=== Task prompt ===
Collect every line in the records below that contains the word "with".

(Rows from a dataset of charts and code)
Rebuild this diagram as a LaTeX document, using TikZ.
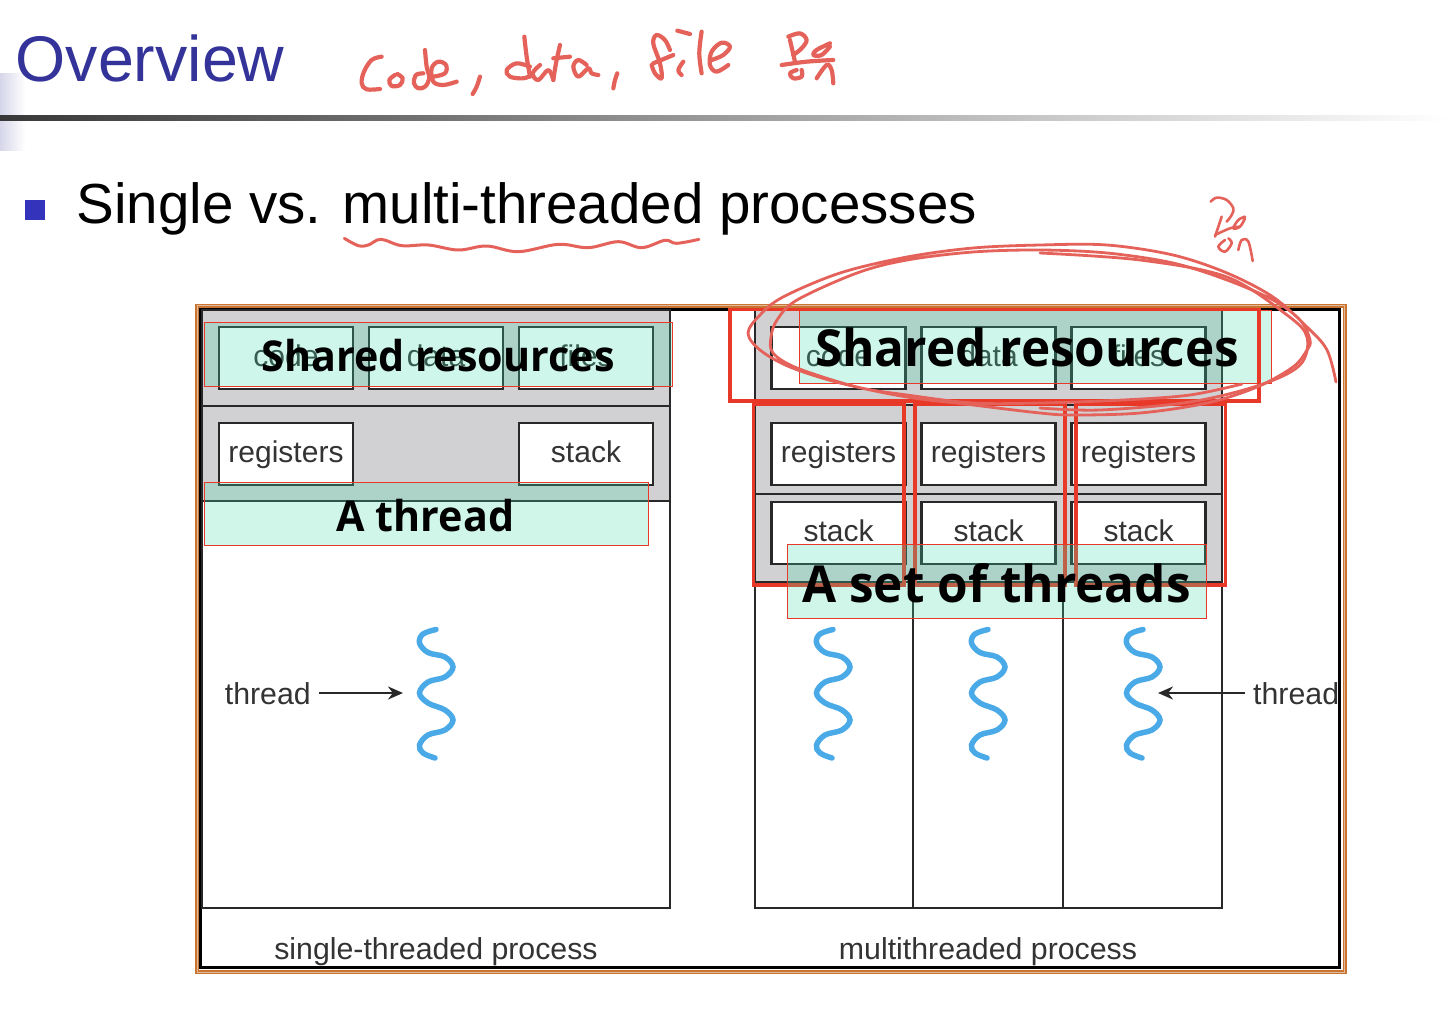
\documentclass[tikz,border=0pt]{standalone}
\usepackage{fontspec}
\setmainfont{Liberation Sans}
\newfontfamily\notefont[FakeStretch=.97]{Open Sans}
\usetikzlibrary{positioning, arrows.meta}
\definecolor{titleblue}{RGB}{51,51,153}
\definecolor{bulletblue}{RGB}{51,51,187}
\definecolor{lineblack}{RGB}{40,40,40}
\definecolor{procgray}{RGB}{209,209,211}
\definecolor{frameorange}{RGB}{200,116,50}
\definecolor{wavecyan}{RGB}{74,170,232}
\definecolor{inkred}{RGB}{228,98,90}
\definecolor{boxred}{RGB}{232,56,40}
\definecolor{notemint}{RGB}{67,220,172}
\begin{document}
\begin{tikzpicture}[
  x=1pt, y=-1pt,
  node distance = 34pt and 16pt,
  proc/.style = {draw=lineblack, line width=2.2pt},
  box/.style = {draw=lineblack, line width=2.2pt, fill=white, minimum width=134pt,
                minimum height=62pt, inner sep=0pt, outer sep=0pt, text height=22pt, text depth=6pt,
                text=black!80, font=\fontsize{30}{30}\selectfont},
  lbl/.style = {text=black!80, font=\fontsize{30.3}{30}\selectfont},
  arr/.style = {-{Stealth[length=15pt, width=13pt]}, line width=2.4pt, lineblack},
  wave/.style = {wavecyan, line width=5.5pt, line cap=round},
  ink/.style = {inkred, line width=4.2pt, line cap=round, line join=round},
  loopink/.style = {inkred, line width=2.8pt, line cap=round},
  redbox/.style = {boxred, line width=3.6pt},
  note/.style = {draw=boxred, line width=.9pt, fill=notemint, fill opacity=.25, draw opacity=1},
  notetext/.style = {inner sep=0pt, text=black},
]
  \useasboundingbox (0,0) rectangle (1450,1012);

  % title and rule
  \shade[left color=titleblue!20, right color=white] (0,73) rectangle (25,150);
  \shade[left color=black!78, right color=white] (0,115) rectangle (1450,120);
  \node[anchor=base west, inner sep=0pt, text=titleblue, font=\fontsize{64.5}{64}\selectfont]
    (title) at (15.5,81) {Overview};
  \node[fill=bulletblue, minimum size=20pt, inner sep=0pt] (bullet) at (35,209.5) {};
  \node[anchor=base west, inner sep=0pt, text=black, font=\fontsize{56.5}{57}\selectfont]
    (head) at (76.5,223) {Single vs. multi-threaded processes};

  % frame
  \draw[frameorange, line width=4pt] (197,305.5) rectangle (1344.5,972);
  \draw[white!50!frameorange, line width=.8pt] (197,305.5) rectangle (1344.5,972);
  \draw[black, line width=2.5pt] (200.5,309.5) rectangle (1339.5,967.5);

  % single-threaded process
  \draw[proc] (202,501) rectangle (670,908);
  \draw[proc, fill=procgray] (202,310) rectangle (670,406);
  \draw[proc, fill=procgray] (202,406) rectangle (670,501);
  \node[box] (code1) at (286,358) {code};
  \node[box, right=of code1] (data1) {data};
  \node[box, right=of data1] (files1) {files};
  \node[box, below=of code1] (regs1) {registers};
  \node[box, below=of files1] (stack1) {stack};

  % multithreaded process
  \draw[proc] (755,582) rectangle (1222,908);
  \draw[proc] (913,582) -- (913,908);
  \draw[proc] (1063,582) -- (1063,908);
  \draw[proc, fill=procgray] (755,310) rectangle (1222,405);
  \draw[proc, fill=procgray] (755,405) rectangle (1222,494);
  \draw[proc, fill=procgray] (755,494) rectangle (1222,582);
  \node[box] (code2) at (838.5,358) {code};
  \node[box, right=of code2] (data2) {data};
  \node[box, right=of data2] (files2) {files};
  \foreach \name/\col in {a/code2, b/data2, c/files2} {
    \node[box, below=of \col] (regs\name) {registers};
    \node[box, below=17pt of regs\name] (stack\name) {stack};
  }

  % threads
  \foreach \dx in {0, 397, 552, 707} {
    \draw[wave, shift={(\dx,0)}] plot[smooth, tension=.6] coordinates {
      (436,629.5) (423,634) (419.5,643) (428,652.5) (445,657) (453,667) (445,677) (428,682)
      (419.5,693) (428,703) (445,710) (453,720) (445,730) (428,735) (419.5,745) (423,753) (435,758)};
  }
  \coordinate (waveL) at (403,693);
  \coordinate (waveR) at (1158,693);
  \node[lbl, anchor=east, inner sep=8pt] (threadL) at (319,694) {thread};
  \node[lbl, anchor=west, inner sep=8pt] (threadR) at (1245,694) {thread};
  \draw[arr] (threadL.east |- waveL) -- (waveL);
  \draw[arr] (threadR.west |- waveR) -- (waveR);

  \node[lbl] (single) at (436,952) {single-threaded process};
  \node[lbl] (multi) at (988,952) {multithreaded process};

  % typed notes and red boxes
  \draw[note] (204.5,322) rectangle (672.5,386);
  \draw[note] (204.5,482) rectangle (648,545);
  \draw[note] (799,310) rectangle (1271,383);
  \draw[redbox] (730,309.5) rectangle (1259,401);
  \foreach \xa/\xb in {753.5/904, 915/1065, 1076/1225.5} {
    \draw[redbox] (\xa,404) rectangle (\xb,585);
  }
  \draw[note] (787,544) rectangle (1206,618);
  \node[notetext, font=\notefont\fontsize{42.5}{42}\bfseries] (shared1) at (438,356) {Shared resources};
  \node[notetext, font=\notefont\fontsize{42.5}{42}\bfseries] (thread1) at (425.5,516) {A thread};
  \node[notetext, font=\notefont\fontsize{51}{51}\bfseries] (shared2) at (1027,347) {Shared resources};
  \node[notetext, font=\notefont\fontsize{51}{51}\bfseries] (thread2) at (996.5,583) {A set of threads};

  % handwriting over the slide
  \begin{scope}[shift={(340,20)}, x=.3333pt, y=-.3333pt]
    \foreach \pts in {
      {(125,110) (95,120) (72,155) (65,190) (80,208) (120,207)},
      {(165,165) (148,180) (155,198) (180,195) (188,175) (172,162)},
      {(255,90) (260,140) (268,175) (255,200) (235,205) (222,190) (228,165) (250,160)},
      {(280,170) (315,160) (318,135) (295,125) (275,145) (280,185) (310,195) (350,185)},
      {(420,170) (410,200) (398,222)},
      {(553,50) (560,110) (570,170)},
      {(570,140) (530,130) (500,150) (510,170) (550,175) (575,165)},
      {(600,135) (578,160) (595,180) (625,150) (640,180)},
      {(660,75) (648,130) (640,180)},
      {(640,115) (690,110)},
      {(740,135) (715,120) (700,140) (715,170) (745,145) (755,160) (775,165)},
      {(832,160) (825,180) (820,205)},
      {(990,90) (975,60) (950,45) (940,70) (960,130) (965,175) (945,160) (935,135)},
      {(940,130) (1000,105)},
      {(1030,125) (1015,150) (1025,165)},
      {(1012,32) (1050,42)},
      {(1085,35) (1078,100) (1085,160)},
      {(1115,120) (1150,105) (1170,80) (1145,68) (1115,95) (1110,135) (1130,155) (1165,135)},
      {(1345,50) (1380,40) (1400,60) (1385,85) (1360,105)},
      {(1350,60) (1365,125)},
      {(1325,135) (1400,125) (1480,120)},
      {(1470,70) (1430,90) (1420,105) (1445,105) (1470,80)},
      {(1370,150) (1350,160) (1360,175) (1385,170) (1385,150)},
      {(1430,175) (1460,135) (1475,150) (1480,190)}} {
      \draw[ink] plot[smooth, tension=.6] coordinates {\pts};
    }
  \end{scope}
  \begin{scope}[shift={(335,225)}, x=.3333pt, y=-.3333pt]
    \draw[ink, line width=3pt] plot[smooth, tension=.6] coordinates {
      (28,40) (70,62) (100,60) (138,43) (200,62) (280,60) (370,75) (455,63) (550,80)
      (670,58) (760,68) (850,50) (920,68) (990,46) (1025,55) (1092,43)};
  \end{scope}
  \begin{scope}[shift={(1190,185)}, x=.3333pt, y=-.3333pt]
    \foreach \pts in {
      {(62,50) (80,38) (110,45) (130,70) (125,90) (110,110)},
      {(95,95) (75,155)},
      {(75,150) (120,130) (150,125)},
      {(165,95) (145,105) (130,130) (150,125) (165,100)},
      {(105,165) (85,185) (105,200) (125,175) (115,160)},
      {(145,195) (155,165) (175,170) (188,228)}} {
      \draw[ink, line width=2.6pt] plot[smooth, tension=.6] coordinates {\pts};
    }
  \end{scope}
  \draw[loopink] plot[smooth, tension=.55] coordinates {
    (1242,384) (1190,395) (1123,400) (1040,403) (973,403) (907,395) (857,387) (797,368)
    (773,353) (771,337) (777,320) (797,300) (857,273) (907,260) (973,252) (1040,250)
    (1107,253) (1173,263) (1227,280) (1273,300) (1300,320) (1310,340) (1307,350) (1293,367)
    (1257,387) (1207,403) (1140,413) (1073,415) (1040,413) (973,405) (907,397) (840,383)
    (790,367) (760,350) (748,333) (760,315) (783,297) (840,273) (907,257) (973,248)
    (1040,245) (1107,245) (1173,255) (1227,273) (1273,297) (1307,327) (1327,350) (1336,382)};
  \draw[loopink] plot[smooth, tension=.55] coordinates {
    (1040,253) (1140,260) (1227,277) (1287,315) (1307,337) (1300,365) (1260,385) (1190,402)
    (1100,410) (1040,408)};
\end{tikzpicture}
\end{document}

==

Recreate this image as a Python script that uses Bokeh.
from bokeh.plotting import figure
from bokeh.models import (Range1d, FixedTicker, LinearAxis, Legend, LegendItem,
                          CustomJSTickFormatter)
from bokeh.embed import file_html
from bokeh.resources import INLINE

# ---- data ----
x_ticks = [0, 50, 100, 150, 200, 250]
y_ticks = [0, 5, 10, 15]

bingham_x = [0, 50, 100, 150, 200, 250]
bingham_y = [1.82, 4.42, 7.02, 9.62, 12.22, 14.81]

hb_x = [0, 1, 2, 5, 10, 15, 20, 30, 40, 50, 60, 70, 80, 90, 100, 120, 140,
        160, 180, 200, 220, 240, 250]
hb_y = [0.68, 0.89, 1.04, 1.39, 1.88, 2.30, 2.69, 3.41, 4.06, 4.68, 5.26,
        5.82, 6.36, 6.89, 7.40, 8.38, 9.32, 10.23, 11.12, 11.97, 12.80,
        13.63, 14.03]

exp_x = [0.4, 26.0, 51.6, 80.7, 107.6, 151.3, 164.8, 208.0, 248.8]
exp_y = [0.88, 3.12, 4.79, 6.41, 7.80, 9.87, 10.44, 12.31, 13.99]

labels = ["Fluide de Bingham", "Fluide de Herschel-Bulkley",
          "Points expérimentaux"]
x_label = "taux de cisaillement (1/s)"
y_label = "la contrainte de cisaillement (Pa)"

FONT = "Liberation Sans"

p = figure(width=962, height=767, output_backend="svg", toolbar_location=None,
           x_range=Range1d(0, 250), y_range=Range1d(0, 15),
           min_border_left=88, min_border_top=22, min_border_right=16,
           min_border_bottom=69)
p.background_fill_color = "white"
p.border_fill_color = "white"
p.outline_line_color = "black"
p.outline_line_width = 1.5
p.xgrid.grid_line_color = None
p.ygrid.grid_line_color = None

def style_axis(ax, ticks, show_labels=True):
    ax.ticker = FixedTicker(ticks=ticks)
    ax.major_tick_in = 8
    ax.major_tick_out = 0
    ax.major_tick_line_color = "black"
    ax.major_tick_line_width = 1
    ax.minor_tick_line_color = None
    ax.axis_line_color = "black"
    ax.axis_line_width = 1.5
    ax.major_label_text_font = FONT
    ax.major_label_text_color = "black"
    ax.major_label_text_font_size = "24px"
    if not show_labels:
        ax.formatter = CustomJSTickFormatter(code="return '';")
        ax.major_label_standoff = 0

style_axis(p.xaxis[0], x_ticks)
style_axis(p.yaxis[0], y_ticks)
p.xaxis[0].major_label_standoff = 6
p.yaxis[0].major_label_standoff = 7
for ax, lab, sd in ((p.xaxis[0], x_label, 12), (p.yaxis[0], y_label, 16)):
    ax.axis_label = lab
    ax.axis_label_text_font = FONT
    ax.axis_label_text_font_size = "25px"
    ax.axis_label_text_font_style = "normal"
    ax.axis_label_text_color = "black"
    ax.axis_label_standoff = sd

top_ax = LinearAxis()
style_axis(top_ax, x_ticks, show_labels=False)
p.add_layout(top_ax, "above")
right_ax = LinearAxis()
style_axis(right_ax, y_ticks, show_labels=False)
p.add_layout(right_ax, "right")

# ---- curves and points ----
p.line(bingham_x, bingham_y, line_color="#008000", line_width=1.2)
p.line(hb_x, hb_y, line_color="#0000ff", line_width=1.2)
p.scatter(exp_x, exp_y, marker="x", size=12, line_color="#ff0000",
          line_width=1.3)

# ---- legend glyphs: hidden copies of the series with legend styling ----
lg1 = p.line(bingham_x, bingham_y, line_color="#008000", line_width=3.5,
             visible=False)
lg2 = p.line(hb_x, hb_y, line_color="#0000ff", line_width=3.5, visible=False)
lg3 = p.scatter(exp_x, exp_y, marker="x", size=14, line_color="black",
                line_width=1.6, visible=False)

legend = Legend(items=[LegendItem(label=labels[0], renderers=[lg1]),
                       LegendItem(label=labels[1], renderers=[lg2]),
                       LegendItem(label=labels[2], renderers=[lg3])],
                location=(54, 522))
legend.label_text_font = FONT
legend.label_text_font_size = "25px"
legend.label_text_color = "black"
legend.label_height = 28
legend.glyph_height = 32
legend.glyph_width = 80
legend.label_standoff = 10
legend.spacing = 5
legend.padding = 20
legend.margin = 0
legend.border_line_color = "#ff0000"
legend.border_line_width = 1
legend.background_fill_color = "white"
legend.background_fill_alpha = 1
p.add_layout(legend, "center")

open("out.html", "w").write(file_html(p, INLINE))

==

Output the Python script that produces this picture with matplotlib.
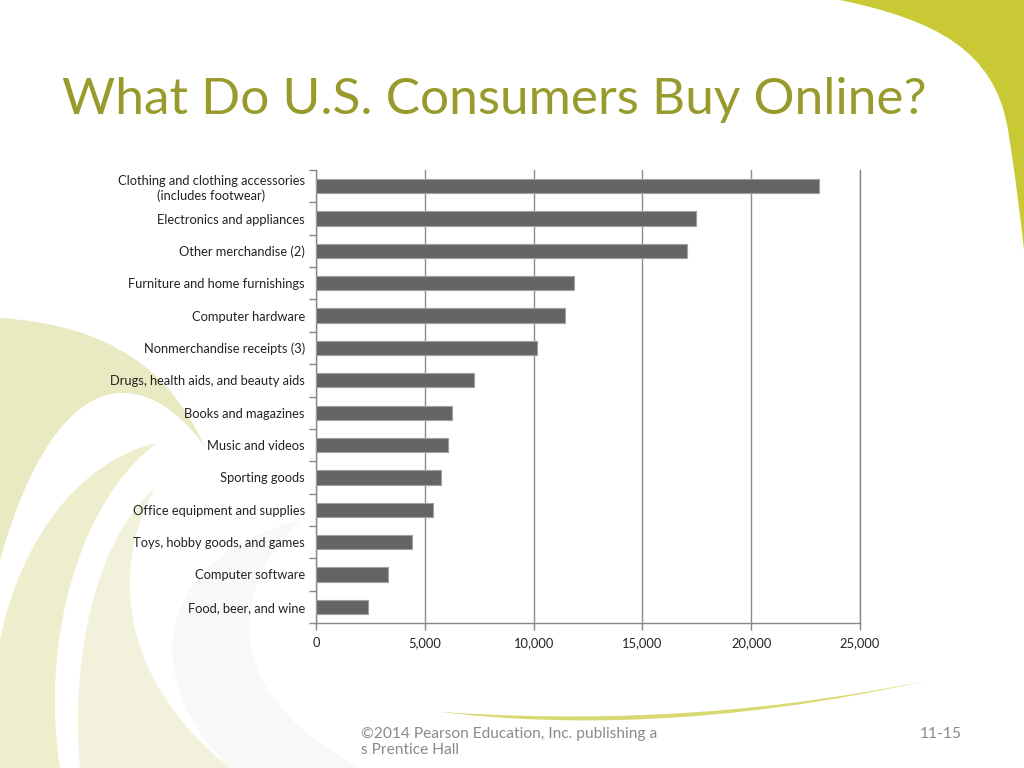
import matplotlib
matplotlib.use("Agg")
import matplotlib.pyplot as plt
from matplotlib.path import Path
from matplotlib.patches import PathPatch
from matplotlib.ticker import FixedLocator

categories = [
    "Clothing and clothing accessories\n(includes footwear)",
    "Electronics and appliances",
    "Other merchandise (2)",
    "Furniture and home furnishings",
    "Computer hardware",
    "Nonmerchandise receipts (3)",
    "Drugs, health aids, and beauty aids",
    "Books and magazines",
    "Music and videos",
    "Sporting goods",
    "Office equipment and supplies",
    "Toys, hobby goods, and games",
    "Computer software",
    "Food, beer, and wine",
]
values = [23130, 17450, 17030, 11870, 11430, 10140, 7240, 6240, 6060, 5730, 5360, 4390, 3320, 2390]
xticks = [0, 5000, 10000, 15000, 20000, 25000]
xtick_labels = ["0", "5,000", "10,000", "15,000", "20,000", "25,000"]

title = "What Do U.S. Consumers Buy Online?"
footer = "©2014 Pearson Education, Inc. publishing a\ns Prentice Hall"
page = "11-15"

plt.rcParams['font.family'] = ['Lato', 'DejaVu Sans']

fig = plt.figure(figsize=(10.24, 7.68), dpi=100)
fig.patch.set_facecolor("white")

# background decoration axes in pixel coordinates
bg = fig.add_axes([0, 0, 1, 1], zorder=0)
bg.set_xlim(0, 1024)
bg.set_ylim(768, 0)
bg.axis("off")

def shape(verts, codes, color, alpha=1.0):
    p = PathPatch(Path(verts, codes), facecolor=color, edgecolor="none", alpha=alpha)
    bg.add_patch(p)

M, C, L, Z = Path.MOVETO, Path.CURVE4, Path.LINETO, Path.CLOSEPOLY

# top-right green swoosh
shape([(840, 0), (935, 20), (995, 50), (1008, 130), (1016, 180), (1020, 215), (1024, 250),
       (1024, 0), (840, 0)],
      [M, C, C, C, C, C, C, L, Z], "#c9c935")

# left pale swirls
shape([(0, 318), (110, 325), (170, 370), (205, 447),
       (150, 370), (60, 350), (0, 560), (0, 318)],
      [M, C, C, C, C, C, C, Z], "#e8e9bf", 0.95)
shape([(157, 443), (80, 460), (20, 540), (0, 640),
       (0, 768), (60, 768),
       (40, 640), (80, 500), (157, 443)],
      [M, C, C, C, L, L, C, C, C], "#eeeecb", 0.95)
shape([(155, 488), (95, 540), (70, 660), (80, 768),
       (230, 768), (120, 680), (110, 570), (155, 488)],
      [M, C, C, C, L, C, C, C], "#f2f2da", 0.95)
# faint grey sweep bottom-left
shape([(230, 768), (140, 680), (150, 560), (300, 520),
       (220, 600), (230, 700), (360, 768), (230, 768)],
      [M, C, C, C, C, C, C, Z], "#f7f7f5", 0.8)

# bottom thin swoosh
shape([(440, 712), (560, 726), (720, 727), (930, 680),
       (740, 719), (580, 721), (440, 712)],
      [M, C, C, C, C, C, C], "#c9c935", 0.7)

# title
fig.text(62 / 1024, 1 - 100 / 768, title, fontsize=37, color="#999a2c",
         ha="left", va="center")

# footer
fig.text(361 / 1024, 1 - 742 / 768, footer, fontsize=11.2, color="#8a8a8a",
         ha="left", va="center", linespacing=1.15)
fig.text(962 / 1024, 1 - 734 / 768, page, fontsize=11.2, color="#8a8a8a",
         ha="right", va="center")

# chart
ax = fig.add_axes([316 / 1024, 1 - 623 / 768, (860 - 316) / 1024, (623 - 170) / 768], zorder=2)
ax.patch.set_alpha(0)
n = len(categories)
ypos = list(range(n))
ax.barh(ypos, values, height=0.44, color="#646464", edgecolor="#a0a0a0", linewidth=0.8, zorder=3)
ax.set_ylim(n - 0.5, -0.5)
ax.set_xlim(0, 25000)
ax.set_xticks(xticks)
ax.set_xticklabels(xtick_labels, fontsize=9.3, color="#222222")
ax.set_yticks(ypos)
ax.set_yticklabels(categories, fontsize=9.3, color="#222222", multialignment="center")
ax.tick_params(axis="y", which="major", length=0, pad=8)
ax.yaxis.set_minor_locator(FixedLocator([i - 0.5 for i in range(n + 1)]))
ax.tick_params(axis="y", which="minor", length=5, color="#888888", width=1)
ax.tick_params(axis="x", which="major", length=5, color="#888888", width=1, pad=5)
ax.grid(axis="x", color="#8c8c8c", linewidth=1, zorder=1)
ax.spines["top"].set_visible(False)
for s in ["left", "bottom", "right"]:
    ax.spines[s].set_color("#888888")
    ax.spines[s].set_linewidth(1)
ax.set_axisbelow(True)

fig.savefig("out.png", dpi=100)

=== Output of the exercise ===
# ---- legend glyphs: hidden copies of the series with legend styling ----
Output the Python script that produces this picture with matplotlib.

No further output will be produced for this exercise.